I was recently working on a site whose code I was inheriting and the pages took much longer to process than I would’ve liked. Caching helped, but I wanted to get to the underlying issue so I fired up Webgrind to see if I could trace the problem.
Webgrind is a freely available PHP profiling frontend that sits on top of XDebug. Using it, you can see how many times different functions are called and find what functions called them. You can also quickly see the inclusive cost (time spent inside a function plus calls to other functions) and self cost of each function.
Viewing the logs for the last page load, I could see that mysql_query was called a whopping 52 times and accounted for 84.93% of the processing time (which was at an unacceptable ~3.1ms).
Using the Webgrind frontend, I was able to trace back 23 of those calls to one function. In turn, this function was called by one other function 17 times. I decided to focus there first.
Again, with the help of Webgrind, I could see that this function was called several times, in separate files, for each page. The function produced the same results each time it was called.
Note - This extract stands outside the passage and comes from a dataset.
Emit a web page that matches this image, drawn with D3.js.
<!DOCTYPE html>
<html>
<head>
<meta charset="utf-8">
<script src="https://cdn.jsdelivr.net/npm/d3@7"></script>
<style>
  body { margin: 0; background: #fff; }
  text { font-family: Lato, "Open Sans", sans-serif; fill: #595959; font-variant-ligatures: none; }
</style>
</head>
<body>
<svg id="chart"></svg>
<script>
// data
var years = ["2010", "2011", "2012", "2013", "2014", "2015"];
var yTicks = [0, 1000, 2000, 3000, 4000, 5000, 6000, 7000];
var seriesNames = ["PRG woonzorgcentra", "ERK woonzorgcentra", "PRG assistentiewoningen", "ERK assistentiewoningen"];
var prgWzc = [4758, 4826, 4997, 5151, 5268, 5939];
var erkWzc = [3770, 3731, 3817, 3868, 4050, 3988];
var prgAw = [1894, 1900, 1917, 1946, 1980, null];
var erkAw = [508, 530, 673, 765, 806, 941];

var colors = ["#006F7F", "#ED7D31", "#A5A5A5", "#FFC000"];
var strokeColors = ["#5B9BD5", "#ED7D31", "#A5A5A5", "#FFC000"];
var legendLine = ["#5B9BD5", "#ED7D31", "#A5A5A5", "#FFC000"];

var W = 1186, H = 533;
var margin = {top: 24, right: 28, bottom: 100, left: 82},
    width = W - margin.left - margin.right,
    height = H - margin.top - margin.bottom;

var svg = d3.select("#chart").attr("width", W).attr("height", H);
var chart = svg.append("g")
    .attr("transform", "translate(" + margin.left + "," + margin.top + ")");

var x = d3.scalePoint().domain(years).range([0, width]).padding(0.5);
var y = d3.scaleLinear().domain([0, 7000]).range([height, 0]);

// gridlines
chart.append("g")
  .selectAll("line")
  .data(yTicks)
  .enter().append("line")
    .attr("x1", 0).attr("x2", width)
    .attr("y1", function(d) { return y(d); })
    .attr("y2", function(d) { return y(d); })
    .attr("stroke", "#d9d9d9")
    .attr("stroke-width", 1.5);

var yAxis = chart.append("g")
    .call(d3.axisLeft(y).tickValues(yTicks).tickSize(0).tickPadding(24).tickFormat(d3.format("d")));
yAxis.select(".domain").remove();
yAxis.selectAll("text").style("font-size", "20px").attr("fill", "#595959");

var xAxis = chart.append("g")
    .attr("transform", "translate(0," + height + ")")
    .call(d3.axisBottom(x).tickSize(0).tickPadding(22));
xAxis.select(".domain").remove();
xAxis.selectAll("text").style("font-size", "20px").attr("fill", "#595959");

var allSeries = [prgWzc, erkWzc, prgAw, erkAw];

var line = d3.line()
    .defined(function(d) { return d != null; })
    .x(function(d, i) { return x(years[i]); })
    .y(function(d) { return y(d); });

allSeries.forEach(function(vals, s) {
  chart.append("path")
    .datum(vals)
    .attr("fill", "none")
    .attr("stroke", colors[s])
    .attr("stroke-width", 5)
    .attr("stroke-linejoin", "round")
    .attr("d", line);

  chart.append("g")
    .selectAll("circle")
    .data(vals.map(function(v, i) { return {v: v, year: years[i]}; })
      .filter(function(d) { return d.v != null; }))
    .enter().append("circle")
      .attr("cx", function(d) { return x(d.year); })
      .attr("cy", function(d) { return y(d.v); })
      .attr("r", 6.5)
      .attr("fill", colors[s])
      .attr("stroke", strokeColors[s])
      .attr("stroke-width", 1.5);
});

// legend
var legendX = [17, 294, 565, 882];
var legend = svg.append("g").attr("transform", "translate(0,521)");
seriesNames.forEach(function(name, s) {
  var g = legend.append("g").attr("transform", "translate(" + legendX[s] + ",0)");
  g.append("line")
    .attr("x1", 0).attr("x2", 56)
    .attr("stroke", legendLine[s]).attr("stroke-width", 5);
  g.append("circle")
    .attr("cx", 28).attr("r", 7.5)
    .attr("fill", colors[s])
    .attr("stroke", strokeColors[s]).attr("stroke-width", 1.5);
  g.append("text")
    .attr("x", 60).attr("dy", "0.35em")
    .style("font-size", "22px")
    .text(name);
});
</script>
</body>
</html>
The quick and simple fix, then, was to use a property to cache the results of that function call. So the first time it was called, it would process completely and run the necessary queries. The next time it was called, it would check it’s cache property to see if a value existed for the parameter being passed. If the value did exist - it would return that value.
This simple optimization immediately brought the total queries down from 52 to 36. They still accounted for 74% of the processing time, but that time had dropped dramatically from 3.1ms to ~2ms.
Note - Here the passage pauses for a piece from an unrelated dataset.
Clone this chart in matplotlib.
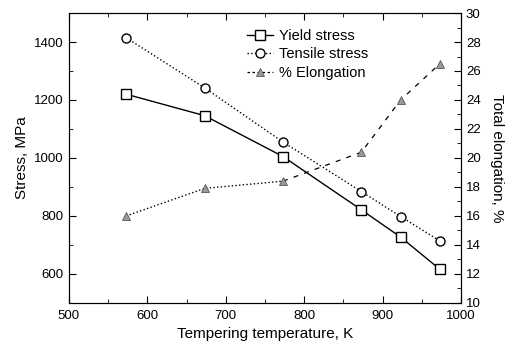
import numpy as np
import matplotlib
matplotlib.use("Agg")
import matplotlib.pyplot as plt
from matplotlib.ticker import MultipleLocator

plt.rcParams["font.family"] = ["Liberation Sans", "DejaVu Sans"]

temperature = [573, 673, 773, 873, 923, 973]
yield_stress = [1220, 1146, 1005, 821, 727, 616]
tensile_stress = [1415, 1242, 1055, 884, 798, 714]
elongation = [16.0, 17.9, 18.4, 20.4, 24.0, 26.5]

fig = plt.figure(figsize=(5.1, 3.47), dpi=100)
ax = fig.add_axes([0.135, 0.127, 0.769, 0.8355])
ax2 = ax.twinx()

l1, = ax.plot(temperature, yield_stress, "-", color="black", lw=1.0,
              marker="s", ms=6.5, mfc="white", mec="black", mew=1.0)
l2, = ax.plot(temperature, tensile_stress, ":", color="black", lw=1.0,
              marker="o", ms=6.5, mfc="white", mec="black", mew=1.0)

# elongation curve: dotted at low temperature, dashed at high temperature
ax2.plot(temperature[:3], elongation[:3], ":", color="black", lw=1.0)
ax2.plot(temperature[2:], elongation[2:], "--", color="black", lw=0.9, dashes=(4, 5))
ax2.plot(temperature, elongation, linestyle="none", color="black",
         marker="^", ms=6, mfc="#9a9a9a", mec="#555555", mew=0.6)

ax.set_xlim(500, 1000)
ax.set_ylim(500, 1500)
ax2.set_ylim(10, 30)

ax.xaxis.set_major_locator(MultipleLocator(100))
ax.xaxis.set_minor_locator(MultipleLocator(50))
ax.yaxis.set_minor_locator(MultipleLocator(100))
ax2.yaxis.set_major_locator(MultipleLocator(2))
ax2.yaxis.set_minor_locator(MultipleLocator(1))

ax.set_yticks([600, 800, 1000, 1200, 1400])
for a in (ax, ax2):
    a.tick_params(which="both", direction="in", labelsize=9.5)
    a.tick_params(which="major", length=5)
    a.tick_params(which="minor", length=3)
ax.tick_params(axis="x", which="both", top=True)
ax.tick_params(axis="x", pad=5)

ax.set_xlabel("Tempering temperature, K", fontsize=11)
ax.set_ylabel("Stress, MPa", fontsize=11)
ax2.set_ylabel("Total elongation, %", fontsize=11, rotation=270, labelpad=17)

l3_leg, = ax.plot([], [], linestyle=(0, (2, 2)), color="black", lw=0.9,
                  marker="^", ms=6, mfc="#9a9a9a", mec="#555555", mew=0.6)
ax.legend([l1, l2, l3_leg], ["Yield stress", "Tensile stress", "% Elongation"],
          loc="upper left", bbox_to_anchor=(0.42, 0.99), frameon=False,
          fontsize=10.5, handlelength=1.8, handletextpad=0.4, labelspacing=0.3)

fig.savefig("out.png", dpi=100)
36 queries was still more than I wanted. A similar function to the one I had just optimized was responsible (both indirectly and directly) for 25 of the remaining 36 queries, so I thought I’d take a look there next.
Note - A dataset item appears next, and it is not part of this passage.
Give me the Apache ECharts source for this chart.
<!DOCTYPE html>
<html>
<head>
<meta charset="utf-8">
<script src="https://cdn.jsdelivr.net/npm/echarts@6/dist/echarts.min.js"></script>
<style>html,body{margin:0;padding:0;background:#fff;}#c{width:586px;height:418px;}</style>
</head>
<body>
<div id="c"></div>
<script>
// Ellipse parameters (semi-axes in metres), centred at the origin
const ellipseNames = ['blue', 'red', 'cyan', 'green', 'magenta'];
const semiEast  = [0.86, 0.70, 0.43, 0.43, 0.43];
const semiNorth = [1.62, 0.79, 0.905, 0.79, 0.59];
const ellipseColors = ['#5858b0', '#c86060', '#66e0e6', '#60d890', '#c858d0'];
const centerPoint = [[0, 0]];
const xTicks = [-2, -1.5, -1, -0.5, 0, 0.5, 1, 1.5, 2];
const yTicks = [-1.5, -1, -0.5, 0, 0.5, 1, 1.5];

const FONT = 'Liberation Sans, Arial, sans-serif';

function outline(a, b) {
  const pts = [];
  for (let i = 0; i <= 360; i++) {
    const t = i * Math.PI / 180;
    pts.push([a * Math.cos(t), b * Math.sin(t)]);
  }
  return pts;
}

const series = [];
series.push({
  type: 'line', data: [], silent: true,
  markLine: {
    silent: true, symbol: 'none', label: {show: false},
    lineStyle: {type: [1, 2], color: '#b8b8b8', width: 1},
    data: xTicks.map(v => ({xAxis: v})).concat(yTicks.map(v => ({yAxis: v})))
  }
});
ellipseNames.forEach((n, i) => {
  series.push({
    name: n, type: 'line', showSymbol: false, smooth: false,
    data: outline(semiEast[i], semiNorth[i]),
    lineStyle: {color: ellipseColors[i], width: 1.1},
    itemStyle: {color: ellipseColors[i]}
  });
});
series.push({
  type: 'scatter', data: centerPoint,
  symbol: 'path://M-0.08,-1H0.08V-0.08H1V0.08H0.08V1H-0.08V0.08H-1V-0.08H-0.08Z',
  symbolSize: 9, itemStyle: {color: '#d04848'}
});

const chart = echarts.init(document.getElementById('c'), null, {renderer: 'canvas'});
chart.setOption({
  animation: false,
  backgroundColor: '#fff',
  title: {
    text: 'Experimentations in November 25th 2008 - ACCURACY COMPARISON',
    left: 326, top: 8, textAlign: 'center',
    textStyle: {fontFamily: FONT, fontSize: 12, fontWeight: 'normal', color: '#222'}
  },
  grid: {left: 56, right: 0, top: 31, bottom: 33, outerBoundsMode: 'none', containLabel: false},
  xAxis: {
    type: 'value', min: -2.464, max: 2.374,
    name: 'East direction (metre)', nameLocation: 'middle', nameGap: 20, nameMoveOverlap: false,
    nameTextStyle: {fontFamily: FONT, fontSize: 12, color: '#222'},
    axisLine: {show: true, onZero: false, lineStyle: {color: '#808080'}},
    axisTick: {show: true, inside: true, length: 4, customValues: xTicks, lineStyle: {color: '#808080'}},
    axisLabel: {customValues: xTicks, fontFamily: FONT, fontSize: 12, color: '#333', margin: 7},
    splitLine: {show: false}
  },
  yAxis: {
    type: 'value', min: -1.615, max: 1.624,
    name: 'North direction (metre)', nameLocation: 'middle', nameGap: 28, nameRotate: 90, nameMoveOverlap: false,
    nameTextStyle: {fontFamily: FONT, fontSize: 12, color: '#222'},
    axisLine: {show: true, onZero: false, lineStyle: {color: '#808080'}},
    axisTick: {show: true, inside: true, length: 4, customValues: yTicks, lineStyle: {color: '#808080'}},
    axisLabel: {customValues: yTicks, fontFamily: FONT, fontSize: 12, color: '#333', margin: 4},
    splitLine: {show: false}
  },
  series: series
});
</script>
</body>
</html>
Looking at the source, I could see that while the function asked for a boolean parameter to indicate if it should run certain queries, it never actually checked the value of that parameter. So no matter what, it was running all the queries, all the time. Fixing that error brought the total query count down from 36 to 16 and the total time to process the page was now ~1ms.
As a surprising bonus, there were no locations in the code that I had to change now that the function had been corrected. People hadn’t been expecting to get those extra values in their return object, so they never tried to use them unless they had passed a true value in for that parameter.
All in all I was able to take the query count down from 52 to 16 and the processing time from ~3.1ms to ~1ms. There’s more room for optimization, but this is certainly not a bad start for about 45 minutes of work.